• Exercise directions: Your task is to copy a single run of lines that starts at the line with "Output the Python" and stops at the line with "import numpy as np", keeping both ends. Copy nothing else.

• Records supplied:
------------------------------------
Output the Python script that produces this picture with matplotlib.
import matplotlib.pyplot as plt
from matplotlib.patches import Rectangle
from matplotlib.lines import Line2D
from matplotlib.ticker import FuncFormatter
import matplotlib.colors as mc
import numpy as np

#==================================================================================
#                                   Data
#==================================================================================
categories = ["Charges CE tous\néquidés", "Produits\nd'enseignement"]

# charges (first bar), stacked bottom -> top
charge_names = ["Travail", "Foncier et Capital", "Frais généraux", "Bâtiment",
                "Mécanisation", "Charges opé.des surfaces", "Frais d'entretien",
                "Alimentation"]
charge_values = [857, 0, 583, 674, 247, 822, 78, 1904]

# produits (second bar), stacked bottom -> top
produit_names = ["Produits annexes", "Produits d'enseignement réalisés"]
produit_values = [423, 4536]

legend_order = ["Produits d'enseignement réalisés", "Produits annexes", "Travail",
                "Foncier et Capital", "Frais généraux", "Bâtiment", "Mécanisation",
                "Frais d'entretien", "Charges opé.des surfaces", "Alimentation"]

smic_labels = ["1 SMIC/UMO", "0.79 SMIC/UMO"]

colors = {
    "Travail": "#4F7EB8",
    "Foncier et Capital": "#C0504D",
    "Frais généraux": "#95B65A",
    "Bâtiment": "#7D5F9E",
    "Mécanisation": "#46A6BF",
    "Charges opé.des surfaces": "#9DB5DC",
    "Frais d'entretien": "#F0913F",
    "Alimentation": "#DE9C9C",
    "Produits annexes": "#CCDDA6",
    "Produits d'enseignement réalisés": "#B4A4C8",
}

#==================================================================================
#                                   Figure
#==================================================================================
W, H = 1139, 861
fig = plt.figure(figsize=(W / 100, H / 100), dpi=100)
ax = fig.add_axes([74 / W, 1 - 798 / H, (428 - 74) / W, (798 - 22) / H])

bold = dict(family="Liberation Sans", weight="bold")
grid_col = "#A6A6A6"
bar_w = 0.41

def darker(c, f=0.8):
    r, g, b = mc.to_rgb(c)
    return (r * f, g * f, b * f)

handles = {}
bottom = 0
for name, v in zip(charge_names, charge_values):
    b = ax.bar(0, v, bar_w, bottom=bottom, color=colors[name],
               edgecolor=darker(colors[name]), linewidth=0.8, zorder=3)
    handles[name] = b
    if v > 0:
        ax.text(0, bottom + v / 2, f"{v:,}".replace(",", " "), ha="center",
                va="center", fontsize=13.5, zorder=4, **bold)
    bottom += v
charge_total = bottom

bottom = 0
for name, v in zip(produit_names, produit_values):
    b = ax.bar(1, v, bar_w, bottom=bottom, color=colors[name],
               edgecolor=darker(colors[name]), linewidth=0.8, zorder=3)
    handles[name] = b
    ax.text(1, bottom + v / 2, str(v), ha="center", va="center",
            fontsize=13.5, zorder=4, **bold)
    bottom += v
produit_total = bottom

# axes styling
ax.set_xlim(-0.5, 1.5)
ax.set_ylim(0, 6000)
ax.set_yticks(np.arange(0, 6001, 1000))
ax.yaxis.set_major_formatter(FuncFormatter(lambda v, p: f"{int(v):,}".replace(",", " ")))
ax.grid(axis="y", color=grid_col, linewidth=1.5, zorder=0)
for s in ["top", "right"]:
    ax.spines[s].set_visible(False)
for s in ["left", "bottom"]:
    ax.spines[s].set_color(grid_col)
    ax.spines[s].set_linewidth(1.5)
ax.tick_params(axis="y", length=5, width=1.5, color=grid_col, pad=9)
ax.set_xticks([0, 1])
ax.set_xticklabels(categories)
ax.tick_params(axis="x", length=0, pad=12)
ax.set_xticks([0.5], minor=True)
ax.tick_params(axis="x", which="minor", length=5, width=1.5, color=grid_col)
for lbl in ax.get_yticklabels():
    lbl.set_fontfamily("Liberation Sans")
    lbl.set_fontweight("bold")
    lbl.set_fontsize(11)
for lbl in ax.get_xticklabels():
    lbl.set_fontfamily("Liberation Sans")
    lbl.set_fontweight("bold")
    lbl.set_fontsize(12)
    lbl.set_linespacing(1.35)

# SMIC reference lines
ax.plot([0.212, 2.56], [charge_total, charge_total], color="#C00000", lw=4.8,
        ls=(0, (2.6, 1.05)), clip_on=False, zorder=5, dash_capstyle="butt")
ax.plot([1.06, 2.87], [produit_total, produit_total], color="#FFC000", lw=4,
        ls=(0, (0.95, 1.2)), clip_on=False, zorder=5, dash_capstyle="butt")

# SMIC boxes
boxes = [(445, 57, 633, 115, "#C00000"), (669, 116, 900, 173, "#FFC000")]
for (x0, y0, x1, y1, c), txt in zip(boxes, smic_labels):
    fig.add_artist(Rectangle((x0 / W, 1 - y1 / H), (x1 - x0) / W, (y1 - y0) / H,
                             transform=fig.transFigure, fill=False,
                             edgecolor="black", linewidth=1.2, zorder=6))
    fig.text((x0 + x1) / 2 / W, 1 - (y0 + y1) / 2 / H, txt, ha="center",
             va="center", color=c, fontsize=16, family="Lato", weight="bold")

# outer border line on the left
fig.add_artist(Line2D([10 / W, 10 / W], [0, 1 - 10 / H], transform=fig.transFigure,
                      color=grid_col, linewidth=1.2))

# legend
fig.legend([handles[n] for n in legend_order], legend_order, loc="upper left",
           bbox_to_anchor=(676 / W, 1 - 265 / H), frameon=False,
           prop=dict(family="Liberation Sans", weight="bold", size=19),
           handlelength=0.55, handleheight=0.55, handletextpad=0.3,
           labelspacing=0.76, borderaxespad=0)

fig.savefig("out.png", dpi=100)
------------------------------------
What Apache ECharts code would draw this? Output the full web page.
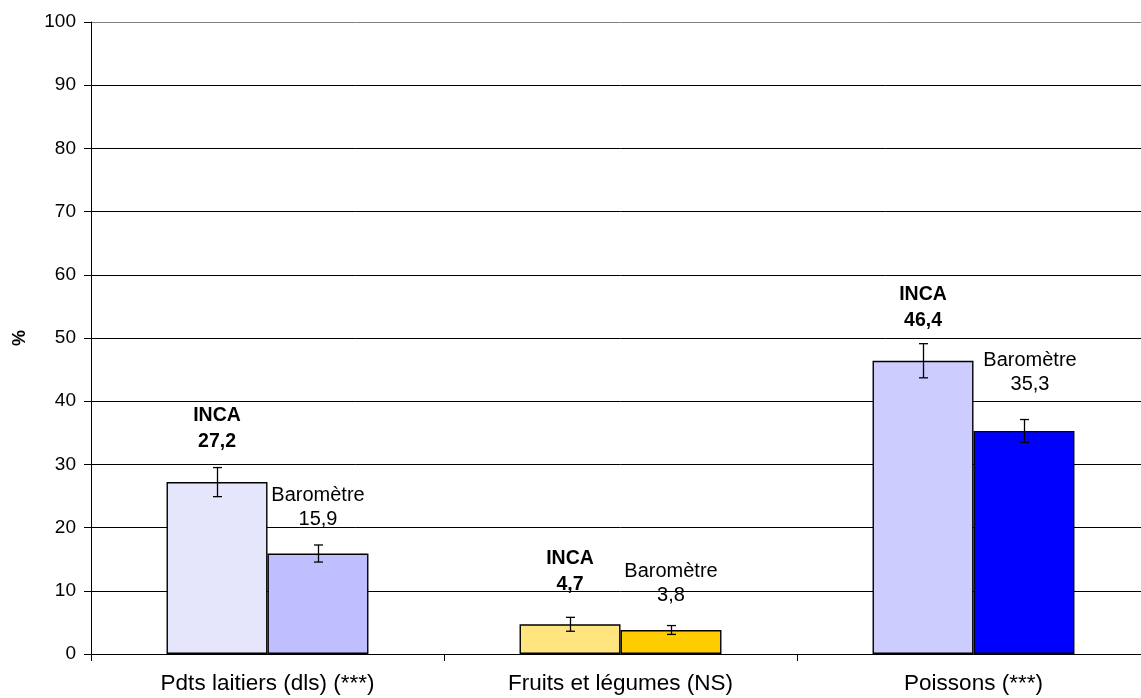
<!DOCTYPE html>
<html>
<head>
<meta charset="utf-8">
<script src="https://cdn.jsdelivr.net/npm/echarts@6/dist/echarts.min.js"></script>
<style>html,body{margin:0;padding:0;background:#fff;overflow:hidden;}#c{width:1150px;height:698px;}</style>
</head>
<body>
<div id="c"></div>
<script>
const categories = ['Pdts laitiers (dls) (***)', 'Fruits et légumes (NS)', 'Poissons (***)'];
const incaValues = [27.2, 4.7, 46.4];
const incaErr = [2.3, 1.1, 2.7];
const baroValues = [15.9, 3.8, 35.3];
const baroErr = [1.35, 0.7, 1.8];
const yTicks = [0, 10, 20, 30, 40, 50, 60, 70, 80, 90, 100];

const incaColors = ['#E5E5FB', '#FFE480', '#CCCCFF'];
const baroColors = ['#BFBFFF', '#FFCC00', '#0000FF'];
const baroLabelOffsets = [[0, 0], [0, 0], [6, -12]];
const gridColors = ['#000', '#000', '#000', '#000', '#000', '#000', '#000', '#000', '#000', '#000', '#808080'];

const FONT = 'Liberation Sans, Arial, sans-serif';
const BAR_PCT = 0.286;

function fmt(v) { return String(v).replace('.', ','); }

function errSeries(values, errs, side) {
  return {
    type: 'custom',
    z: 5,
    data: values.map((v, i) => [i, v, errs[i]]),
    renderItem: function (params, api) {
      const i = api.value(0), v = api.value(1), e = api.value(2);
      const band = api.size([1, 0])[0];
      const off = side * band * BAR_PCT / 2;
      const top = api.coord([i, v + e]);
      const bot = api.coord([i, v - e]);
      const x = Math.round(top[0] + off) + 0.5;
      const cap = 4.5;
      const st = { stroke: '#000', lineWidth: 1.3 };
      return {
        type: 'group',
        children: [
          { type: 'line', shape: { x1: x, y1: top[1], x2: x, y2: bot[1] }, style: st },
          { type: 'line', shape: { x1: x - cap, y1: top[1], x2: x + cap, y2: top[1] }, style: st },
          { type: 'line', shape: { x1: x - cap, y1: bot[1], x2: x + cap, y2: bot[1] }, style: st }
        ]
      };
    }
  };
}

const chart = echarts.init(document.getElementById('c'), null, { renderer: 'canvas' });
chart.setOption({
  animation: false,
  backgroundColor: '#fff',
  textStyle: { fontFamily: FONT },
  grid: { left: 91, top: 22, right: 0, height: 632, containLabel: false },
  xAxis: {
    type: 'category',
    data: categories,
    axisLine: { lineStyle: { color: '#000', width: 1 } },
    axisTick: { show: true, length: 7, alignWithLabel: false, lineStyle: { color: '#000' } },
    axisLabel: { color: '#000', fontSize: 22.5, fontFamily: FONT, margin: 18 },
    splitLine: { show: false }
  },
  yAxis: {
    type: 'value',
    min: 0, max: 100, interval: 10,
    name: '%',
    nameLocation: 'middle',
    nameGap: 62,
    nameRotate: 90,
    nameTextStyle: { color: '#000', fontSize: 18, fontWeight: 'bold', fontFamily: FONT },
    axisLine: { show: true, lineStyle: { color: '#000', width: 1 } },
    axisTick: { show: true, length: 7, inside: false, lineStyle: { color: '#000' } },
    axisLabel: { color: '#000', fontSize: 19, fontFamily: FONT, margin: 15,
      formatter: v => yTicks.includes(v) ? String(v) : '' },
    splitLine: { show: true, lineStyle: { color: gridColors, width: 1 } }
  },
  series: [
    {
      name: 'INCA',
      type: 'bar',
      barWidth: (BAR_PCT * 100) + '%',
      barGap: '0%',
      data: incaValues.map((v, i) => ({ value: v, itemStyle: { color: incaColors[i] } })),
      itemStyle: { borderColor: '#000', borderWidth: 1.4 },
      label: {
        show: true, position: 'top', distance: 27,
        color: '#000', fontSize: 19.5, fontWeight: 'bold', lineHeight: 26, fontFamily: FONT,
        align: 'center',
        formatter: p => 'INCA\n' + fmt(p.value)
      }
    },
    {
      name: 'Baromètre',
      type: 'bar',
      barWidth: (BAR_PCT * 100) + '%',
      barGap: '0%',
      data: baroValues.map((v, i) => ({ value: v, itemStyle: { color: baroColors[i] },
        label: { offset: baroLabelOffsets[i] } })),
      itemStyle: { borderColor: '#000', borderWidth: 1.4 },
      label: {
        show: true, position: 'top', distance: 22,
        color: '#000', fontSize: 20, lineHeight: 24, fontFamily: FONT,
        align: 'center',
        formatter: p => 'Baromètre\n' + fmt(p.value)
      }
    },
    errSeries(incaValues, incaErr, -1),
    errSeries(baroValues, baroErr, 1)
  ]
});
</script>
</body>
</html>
------------------------------------
• Result for this exercise:
Output the Python script that produces this picture with matplotlib.
import matplotlib.pyplot as plt
from matplotlib.patches import Rectangle
from matplotlib.lines import Line2D
from matplotlib.ticker import FuncFormatter
import matplotlib.colors as mc
import numpy as np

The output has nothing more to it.